With that background, it was a surprise to chat in San Antonio last week at CSCMP with David J. Rosen, an investment partner with the Pritzker Group. The company is the private capital investment vehicle for the Pritzker family, which made its fortune with Hyatt Hotels. Other holdings include TransUnion and the Royal Caribbean cruise line. The Pritzker Group also owns PECO Pallet.

The pallet rental company’s motto is: We’re passionate about pallets. As many readers know, I grew up in the pallet industry and worked years ago in my family’s pallet business. With that experience, I asked Rosen why one of the country’s wealthiest families was interested in pallets?

“We’re not flipping companies,” Rosen said. “We look for themes and trends in an industry, and we look at businesses where there is an opportunity to deploy more capital for attractive returns.” Looking at the overall pallet market, and Costco’s move towards block pallets, Pritzker saw an opportunity to gain market share in a huge market with a need for a high quality pallet and high quality customer service.

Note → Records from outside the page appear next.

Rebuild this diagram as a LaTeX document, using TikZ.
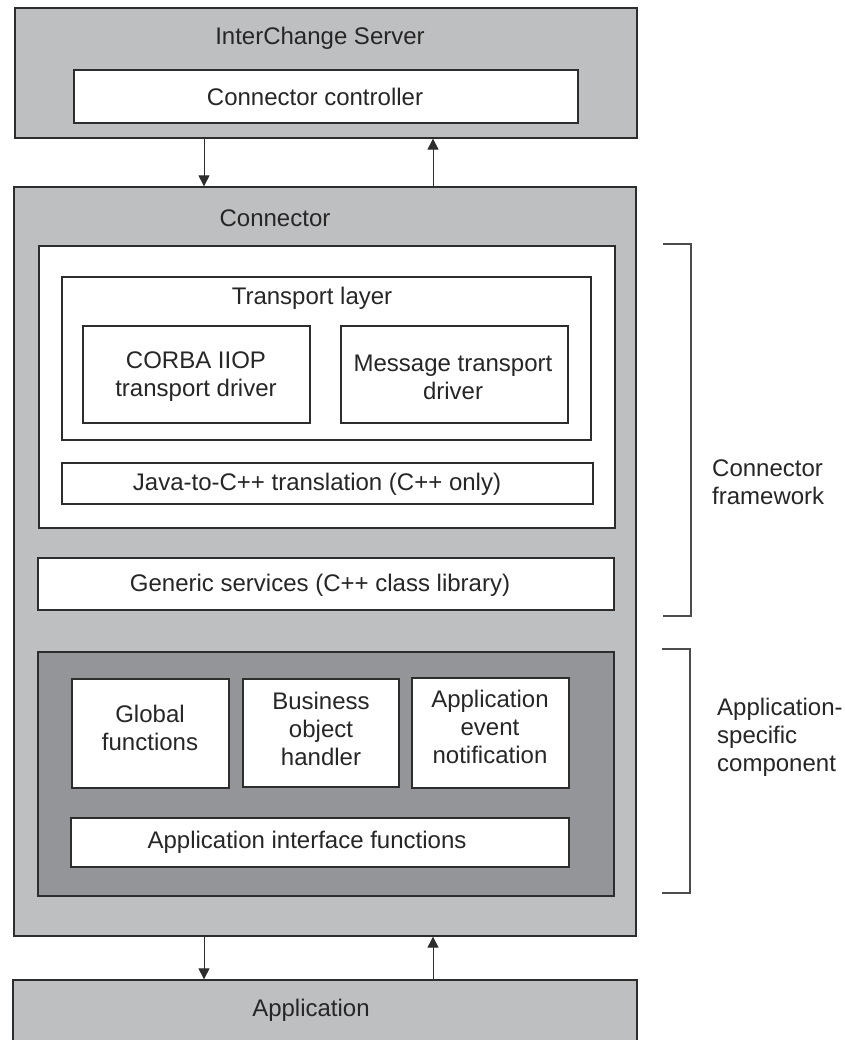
\documentclass[tikz,border=0pt]{standalone}
\usepackage{fontspec}
\setmainfont{Liberation Sans}
\usetikzlibrary{arrows.meta}
\definecolor{lgray}{RGB}{190,191,193}
\definecolor{dgray}{RGB}{147,149,152}
\definecolor{linec}{RGB}{45,45,45}
\tikzset{
  box/.style={draw=linec, line width=1.3pt, rectangle, inner sep=0pt},
  lbl/.style={font=\fontsize{24}{28}\selectfont, align=center, inner sep=0pt, text=black!85},
  arr/.style={draw=linec, line width=1pt, -{Triangle[length=11pt,width=11pt]}},
  brk/.style={draw=black!70, line width=1.2pt}
}
\begin{document}
\begin{tikzpicture}[x=1pt,y=-1pt]
\clip (0,0) rectangle (844,1040);
\fill[white] (0,0) rectangle (844,1040);
% InterChange Server
\node[box, fill=lgray, minimum width=622pt, minimum height=130pt] (server) at (326,73) {};
\node[lbl] (serverlbl) at (320,38) {InterChange Server};
\node[box, fill=white, minimum width=504pt, minimum height=53pt] (ctrl) at (326,96.5) {};
\node[lbl] (ctrllbl) at (315,97) {Connector controller};
% Connector
\node[box, fill=lgray, minimum width=622pt, minimum height=749pt] (conn) at (325,561.5) {};
\node[lbl] (connlbl) at (275,218) {Connector};
\node[box, fill=white, minimum width=576pt, minimum height=282pt] (fw) at (327,387) {};
\node[box, fill=white, minimum width=529pt, minimum height=163pt] (tl) at (326.5,358.5) {};
\node[lbl] (tllbl) at (312,298) {Transport layer};
\node[box, fill=white, minimum width=227pt, minimum height=97pt] (corba) at (196.5,374.5) {};
\node[lbl] (corbalbl) at (196,377) {CORBA IIOP\\transport driver};
\node[box, fill=white, minimum width=227pt, minimum height=97pt] (msg) at (454.5,374.5) {};
\node[lbl] (msglbl) at (453,377) {Message transport\\driver};
\node[box, fill=white, minimum width=531pt, minimum height=41pt] (java) at (327.5,483.5) {};
\node[lbl] (javalbl) at (317,484) {Java-to-C++ translation (C++ only)};
\node[box, fill=white, minimum width=576pt, minimum height=52pt] (gen) at (326,584) {};
\node[lbl] (genlbl) at (320,585) {Generic services (C++ class library)};
% Application-specific component
\node[box, fill=dgray, minimum width=576pt, minimum height=244pt] (asc) at (326,774) {};
\node[box, fill=white, minimum width=157pt, minimum height=109pt] (glob) at (150.5,733.5) {};
\node[lbl] (globlbl) at (150,728) {Global\\functions};
\node[box, fill=white, minimum width=156pt, minimum height=108pt] (bo) at (321,733) {};
\node[lbl] (bolbl) at (321,729) {Business\\object\\handler};
\node[box, fill=white, minimum width=157pt, minimum height=110pt] (aen) at (490.5,733) {};
\node[lbl] (aenlbl) at (490,727) {Application\\event\\notification};
\node[box, fill=white, minimum width=498pt, minimum height=49pt] (aif) at (320,842.5) {};
\node[lbl] (aiflbl) at (307,842) {Application interface functions};
% Application
\node[box, fill=lgray, minimum width=624pt, minimum height=80pt] (app) at (325,1020) {};
\node[lbl] (applbl) at (311,1010) {Application};
% Arrows
\draw[arr] (server.south -| 204,0) -- (conn.north -| 204,0);
\draw[arr] (conn.north -| 433,0) -- (server.south -| 433,0);
\draw[arr] (conn.south -| 204,0) -- (app.north -| 204,0);
\draw[arr] (app.north -| 433,0) -- (conn.south -| 433,0);
% Brackets
\coordinate (b1t) at (663,244);
\coordinate (b1b) at (663,616);
\draw[brk] (b1t) -- (691,244) -- (691,616) -- (b1b);
\coordinate (b2t) at (662,649);
\coordinate (b2b) at (662,893);
\draw[brk] (b2t) -- (690,649) -- (690,893) -- (b2b);
\node[lbl, align=left, anchor=west] (cfw) at (712,482) {Connector\\framework};
\node[lbl, align=left, anchor=west] (ascl) at (717,737) {Application-\\specific\\component};
\end{tikzpicture}
\end{document}
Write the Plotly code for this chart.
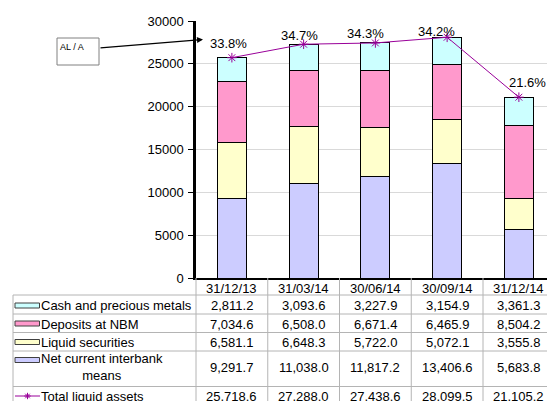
import plotly.graph_objects as go

# ---- data -------------------------------------------------------------
categories = ["31/12/13", "31/03/14", "30/06/14", "30/09/14", "31/12/14"]
cash_metals = [2811.2, 3093.6, 3227.9, 3154.9, 3361.3]
deposits_nbm = [7034.6, 6508.0, 6671.4, 6465.9, 8504.2]
liquid_securities = [6581.1, 6648.3, 5722.0, 5072.1, 3555.8]
interbank_means = [9291.7, 11038.0, 11817.2, 13406.6, 5683.8]
total_liquid = [25718.6, 27288.0, 27438.6, 28099.5, 21105.2]
al_a_ratio = [33.8, 34.7, 34.3, 34.2, 21.6]
y_ticks = [0, 5000, 10000, 15000, 20000, 25000, 30000]

series_names = ["Cash and precious metals", "Deposits at NBM",
                "Liquid securities", "Net current interbank<br>means"]
series_values = [cash_metals, deposits_nbm, liquid_securities, interbank_means]
series_colors = ["#CCFFFF", "#FF99CC", "#FFFFCC", "#CCCCFF"]
line_name = "Total liquid assets"
line_color = "#990099"

# ---- geometry ---------------------------------------------------------
W, H = 547, 401
L, R, T, B = 196, 0, 21, 123
PW, PH = W - L - R, H - T - B
CAT_PX = 71.75
x_range = [-0.5, -0.5 + PW / CAT_PX]
FONT = "Liberation Sans, Arial, sans-serif"
GRID = "#D9D9D9"
TABLE_LINE = "#B4B4B4"


def fx(px):
    return (px - L) / PW


def fy(py):
    return (T + PH - py) / PH


def cat_paper(xd):
    return (xd - x_range[0]) / (x_range[1] - x_range[0])


def text_ann(x, y, text, xref="paper", yref="paper", xanchor="center",
             size=13, **kw):
    return dict(x=x, y=y, xref=xref, yref=yref, text=text, showarrow=False,
                xanchor=xanchor, yanchor="middle",
                font=dict(size=size, color="#000000", family=FONT), **kw)


fig = go.Figure()

# stacked bars, bottom to top
for name, vals, col in reversed(list(zip(series_names, series_values, series_colors))):
    fig.add_trace(go.Bar(
        x=categories, y=vals, name=name.replace("<br>", " "),
        marker=dict(color=col, line=dict(color="#000000", width=1)),
        width=0.404,
    ))

fig.add_trace(go.Scatter(
    x=categories, y=total_liquid, name=line_name, mode="lines+markers",
    line=dict(color=line_color, width=1),
    marker=dict(symbol="asterisk-open", size=8,
                line=dict(color=line_color, width=1)),
    cliponaxis=False,
))

annotations = []
shapes = []

# ratio labels above the total line
x_shifts = [-3, -4, -10, -11, 9]
y_shifts = [14, 9, 9, 6, 15]
for c, tot, r, xs, ys in zip(categories, total_liquid, al_a_ratio, x_shifts, y_shifts):
    annotations.append(text_ann(c, tot, f"{r:.1f}%", xref="x", yref="y",
                                xshift=xs, yshift=ys))

# ---- data table under the plot ----------------------------------------
row_lines = [295, 314, 332.5, 351, 386.5]
for py in row_lines:
    shapes.append(dict(type="line", xref="paper", yref="paper",
                       x0=fx(13), x1=1.0, y0=fy(py), y1=fy(py),
                       line=dict(color=TABLE_LINE, width=1)))
shapes.append(dict(type="line", xref="paper", yref="paper",
                   x0=fx(13), x1=fx(13), y0=fy(295), y1=fy(H + 2),
                   line=dict(color=TABLE_LINE, width=1)))
shapes.append(dict(type="line", xref="paper", yref="paper",
                   x0=0, x1=0, y0=fy(278), y1=fy(H + 2),
                   line=dict(color=TABLE_LINE, width=1)))
for i in range(len(categories) - 1):
    xp = cat_paper(i + 0.5)
    shapes.append(dict(type="line", xref="paper", yref="paper",
                       x0=xp, x1=xp, y0=fy(278), y1=fy(H + 2),
                       line=dict(color=TABLE_LINE, width=1)))

# header row: category labels
for c in categories:
    annotations.append(text_ann(c, fy(288), c, xref="x"))

row_y = [305.5, 324, 342.5, 367]
key_y = [305.5, 323.5, 342, 360]
for name, vals, col, ry, ky in zip(series_names, series_values, series_colors, row_y, key_y):
    shapes.append(dict(type="rect", xref="paper", yref="paper",
                       x0=fx(15), x1=fx(39.5), y0=fy(ky + 2.5), y1=fy(ky - 2.5),
                       fillcolor=col, line=dict(color="#404040", width=1)))
    if "<br>" in name:
        annotations.append(text_ann(fx(102), fy(ry), name, align="center"))
    else:
        annotations.append(text_ann(fx(39), fy(ry), name, xanchor="left"))
    for c, v in zip(categories, vals):
        annotations.append(text_ann(c, fy(ry), f"{v:,.1f}", xref="x"))

# total row with line key
tot_y = 396
shapes.append(dict(type="line", xref="paper", yref="paper",
                   x0=fx(15), x1=fx(40), y0=fy(tot_y), y1=fy(tot_y),
                   line=dict(color=line_color, width=1)))
mx, my, s = 27.5, tot_y, 3.2
star = (f"M {fx(mx - s)} {fy(my)} L {fx(mx + s)} {fy(my)} "
        f"M {fx(mx)} {fy(my - s)} L {fx(mx)} {fy(my + s)} "
        f"M {fx(mx - s * 0.7)} {fy(my - s * 0.7)} L {fx(mx + s * 0.7)} {fy(my + s * 0.7)} "
        f"M {fx(mx - s * 0.7)} {fy(my + s * 0.7)} L {fx(mx + s * 0.7)} {fy(my - s * 0.7)}")
shapes.append(dict(type="path", xref="paper", yref="paper", path=star,
                   line=dict(color=line_color, width=1)))
annotations.append(text_ann(fx(39), fy(tot_y), line_name, xanchor="left"))
for c, v in zip(categories, total_liquid):
    annotations.append(text_ann(c, fy(tot_y), f"{v:,.1f}", xref="x"))

# ---- "AL / A" callout box with arrow ------------------------------------
shapes.append(dict(type="rect", xref="paper", yref="paper",
                   x0=fx(57), x1=fx(99), y0=fy(65), y1=fy(38),
                   fillcolor="#FFFFFF", line=dict(color="#808080", width=1)))
annotations.append(text_ann(fx(57.5), fy(46.5), "AL / A", xanchor="left", size=9))
annotations.append(dict(
    x=fx(203), y=fy(39.5), xref="paper", yref="paper", text="",
    showarrow=True, ax=-(203 - 99), ay=48 - 39.5, axref="pixel", ayref="pixel",
    arrowhead=2, arrowsize=1, arrowwidth=1.2, arrowcolor="#000000", standoff=0,
))

fig.update_layout(
    width=W, height=H,
    margin=dict(l=L, r=R, t=T, b=B, pad=0, autoexpand=False),
    barmode="stack",
    showlegend=False,
    plot_bgcolor="#FFFFFF", paper_bgcolor="#FFFFFF",
    font=dict(family=FONT, size=13, color="#000000"),
    shapes=shapes, annotations=annotations,
    xaxis=dict(
        type="category", range=x_range, showticklabels=False, ticks="",
        showgrid=False, showline=True, linecolor="#000000", linewidth=2,
        zeroline=False, fixedrange=True,
    ),
    yaxis=dict(
        range=[0, 30000], tickvals=y_ticks, tickformat="d",
        ticks="outside", ticklen=5, tickwidth=1, tickcolor="#000000",
        ticklabelstandoff=2,
        showline=True, linecolor="#000000", linewidth=2.5,
        showgrid=True, gridcolor=GRID, gridwidth=1, zeroline=False,
        tickfont=dict(size=13, color="#000000", family=FONT),
        fixedrange=True,
    ),
)

fig.write_html("out.html")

Pallets may be a low-margin commodity, Rosen added, but PECO isn’t competing with the local pallet guy. It is competing with CHEP, “and I don’t view what we or CHEP does as a commodity business. There’s a high barrier to entry: if you want to compete with us you have to spend a lot of money on a pool of pallets and to open a network of repair depots.” More importantly, he views the pallet rental market as a supply chain play.

We discussed the fact that historically, PECO has been about 1/10th the size of CHEP in North America. The company emphasized the quality of its pallets and service, but it was often a risk management play for customers who didn’t want to have all of their eggs in the CHEP basket. Or, for whatever reason, preferred not to deal with CHEP. With the collapse of iGPS a few years ago, many large CPG companies may have been reluctant to expand their business with a relatively small player like PECO. Rosen believes the Pritzker’s deep pockets will be an asset to PECO. “The Pritzker balance sheet provides PECO with financial stability and capital to make investments, such as extending our service into Mexico and Canada,” Rosen said. “If need be, one of the Pritzker’s can make a phone call to senior management to assure them that we will do what it takes to support them.”

How then does Pritzker take PECO to the next level? Rosen identified a few key steps.

Continue to focus on quality and customer service: To that end, PECO recently made a significant investment in technology to provide customers with visibility into the location of their pallets and reduce loss rates. “We think it’s an innovation in this space,” Rosen said.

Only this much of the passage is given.